Friday, February 5, 2010

super mario

my boss does not have a neck. seriously, i have no idea how he is able to move his neck from one side to another. his head is connected so close to his shoulders, it distracts me everytime he speaks in the meeting.

my workmates call him raphael - i mean, yes, the teenage mutant ninja turtle kind- but i prefer calling him super mario. i don't think he walks. he bounces.

super mario is not generally-liked. when he asks to talk to you, you know you're doomed.

now yesterday, i was arguing with my workmate about the functions of f5 and f9 in outlook. when the emails keep flooding, you learn more than what you're supposed to in outlook.

"hi, how are you doing?"

it was a trick. super mario was asking me how i was doing. that could not be true.
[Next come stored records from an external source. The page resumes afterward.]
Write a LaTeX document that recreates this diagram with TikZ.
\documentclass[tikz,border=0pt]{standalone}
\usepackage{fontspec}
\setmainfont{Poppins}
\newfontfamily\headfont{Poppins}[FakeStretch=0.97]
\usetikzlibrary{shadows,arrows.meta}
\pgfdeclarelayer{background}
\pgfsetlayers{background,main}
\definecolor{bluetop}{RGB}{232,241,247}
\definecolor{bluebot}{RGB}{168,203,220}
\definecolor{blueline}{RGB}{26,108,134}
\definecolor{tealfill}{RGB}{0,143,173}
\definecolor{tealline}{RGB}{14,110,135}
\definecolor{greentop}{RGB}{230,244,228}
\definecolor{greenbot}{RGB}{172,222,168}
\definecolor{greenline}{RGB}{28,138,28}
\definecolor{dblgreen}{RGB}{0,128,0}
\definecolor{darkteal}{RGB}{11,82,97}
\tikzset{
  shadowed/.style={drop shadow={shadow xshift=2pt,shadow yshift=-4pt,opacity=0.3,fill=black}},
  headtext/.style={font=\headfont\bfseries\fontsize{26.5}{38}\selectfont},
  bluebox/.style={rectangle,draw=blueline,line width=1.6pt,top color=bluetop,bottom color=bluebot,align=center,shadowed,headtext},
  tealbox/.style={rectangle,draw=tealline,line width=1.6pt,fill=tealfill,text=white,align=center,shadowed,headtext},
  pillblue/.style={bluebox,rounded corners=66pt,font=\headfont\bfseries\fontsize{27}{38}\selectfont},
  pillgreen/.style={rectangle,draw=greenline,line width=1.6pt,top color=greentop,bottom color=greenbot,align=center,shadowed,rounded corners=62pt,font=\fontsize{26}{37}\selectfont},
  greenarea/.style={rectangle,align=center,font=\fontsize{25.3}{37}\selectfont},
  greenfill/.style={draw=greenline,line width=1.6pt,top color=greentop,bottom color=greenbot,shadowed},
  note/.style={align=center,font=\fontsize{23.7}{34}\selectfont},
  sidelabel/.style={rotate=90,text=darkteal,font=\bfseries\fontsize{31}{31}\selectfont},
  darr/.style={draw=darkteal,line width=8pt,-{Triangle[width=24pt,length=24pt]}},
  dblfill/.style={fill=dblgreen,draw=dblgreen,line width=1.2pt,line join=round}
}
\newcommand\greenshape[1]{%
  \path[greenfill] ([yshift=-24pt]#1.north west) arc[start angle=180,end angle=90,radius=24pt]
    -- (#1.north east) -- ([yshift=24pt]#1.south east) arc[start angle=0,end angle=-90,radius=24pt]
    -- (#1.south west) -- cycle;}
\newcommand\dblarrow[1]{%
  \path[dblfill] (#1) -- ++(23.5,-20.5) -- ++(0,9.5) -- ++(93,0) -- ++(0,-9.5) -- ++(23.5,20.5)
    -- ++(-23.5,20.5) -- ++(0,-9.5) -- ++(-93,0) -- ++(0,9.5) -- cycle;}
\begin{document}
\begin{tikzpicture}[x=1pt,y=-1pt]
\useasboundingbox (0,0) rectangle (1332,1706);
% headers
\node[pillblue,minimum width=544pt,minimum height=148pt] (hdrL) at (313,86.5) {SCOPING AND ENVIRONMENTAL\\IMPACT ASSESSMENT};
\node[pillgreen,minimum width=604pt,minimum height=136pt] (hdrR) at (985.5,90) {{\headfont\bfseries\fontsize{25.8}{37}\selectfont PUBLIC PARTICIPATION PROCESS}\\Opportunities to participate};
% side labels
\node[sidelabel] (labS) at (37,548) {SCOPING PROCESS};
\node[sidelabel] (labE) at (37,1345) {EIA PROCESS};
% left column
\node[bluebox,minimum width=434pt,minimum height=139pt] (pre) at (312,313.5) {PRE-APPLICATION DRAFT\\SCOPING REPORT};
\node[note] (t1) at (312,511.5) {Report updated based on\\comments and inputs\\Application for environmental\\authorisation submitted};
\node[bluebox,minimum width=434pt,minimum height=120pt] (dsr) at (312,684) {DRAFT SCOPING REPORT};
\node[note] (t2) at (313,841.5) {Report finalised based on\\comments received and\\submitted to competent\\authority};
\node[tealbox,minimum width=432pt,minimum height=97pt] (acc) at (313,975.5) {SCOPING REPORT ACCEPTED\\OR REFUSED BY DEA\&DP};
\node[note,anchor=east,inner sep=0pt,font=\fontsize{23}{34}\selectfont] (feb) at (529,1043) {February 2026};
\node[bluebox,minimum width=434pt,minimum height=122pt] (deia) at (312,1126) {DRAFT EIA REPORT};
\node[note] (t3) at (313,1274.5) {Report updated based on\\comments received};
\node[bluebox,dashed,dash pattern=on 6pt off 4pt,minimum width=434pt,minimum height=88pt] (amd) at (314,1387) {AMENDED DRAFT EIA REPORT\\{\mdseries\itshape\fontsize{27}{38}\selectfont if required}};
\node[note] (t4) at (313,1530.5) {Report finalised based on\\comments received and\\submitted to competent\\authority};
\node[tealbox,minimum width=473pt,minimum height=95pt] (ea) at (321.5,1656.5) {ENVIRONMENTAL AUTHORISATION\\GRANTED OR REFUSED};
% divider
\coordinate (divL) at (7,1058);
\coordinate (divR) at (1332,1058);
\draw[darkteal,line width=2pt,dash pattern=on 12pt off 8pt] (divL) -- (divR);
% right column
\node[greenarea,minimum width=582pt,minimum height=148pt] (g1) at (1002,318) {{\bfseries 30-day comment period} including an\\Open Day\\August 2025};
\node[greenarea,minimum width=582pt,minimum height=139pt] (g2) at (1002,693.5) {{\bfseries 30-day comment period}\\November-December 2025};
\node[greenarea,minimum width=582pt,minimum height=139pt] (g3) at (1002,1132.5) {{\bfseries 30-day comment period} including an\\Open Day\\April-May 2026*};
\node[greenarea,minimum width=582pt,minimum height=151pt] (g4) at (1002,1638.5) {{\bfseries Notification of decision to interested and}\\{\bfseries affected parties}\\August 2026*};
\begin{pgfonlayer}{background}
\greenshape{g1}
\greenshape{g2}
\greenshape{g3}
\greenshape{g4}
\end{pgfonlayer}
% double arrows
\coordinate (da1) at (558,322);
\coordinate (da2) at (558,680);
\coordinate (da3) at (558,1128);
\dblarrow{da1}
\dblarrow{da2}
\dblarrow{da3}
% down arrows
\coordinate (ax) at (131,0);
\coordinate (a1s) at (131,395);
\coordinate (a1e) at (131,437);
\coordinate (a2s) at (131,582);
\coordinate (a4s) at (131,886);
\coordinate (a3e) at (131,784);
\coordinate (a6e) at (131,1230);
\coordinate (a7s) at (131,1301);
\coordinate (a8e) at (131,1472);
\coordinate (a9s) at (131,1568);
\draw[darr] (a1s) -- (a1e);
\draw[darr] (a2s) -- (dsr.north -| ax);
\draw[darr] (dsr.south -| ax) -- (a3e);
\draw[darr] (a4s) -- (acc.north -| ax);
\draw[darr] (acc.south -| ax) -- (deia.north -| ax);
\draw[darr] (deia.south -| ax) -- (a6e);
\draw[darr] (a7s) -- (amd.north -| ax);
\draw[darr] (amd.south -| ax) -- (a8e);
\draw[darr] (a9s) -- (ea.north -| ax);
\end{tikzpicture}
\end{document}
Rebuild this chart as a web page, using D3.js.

"are you okey?" again, he asked.

i looked at him, wide-eyed, wondering if he was true. his face was so close to mine, i felt like he was gonna eat me anytime. "do i not look okey?" i asked back, confused.

"i am just asking if you're okey."

"do i look sick?"

"can you just answer me if you're okey?"

"i'm okey!" i answered, way too quickly than i normally do. it's the i'm-okey-now-get-the-hell-out-of-here kind.

he smiled.

i smiled back- the world's fakest smile.

super mario just asked me if i'm okey. gah! i'm doomed.

Thursday, February 4, 2010

the Discipline Office

i love the smell of our Discipline Office. it is not too fragrant, not too artificial smelling - in fact, it does not have any scent at all, which makes me like its smell.

i pushed the glass door open when i came in, and the Discipline Officer gave me his usual nod and said hi.

he knows me by my first name now.

seeing him talking to a student, i took the seat at the corner and waited for him to be done. i was so bored, i started texting people in my phonebook in random.

"..would you agree?" was all i caught when i noticed the Discipline Officer was talking to me. i had heavy metal on both ears, i had to take the earphones off and lamely mumbled, "i'm sorry?"

"i said," he repeated, "that the use of any electronic device/gadget is strictly prohibited, she had to extend her community service before she gets completely cleared.."

"uhuh," was all i managed to say, turning off the ipod.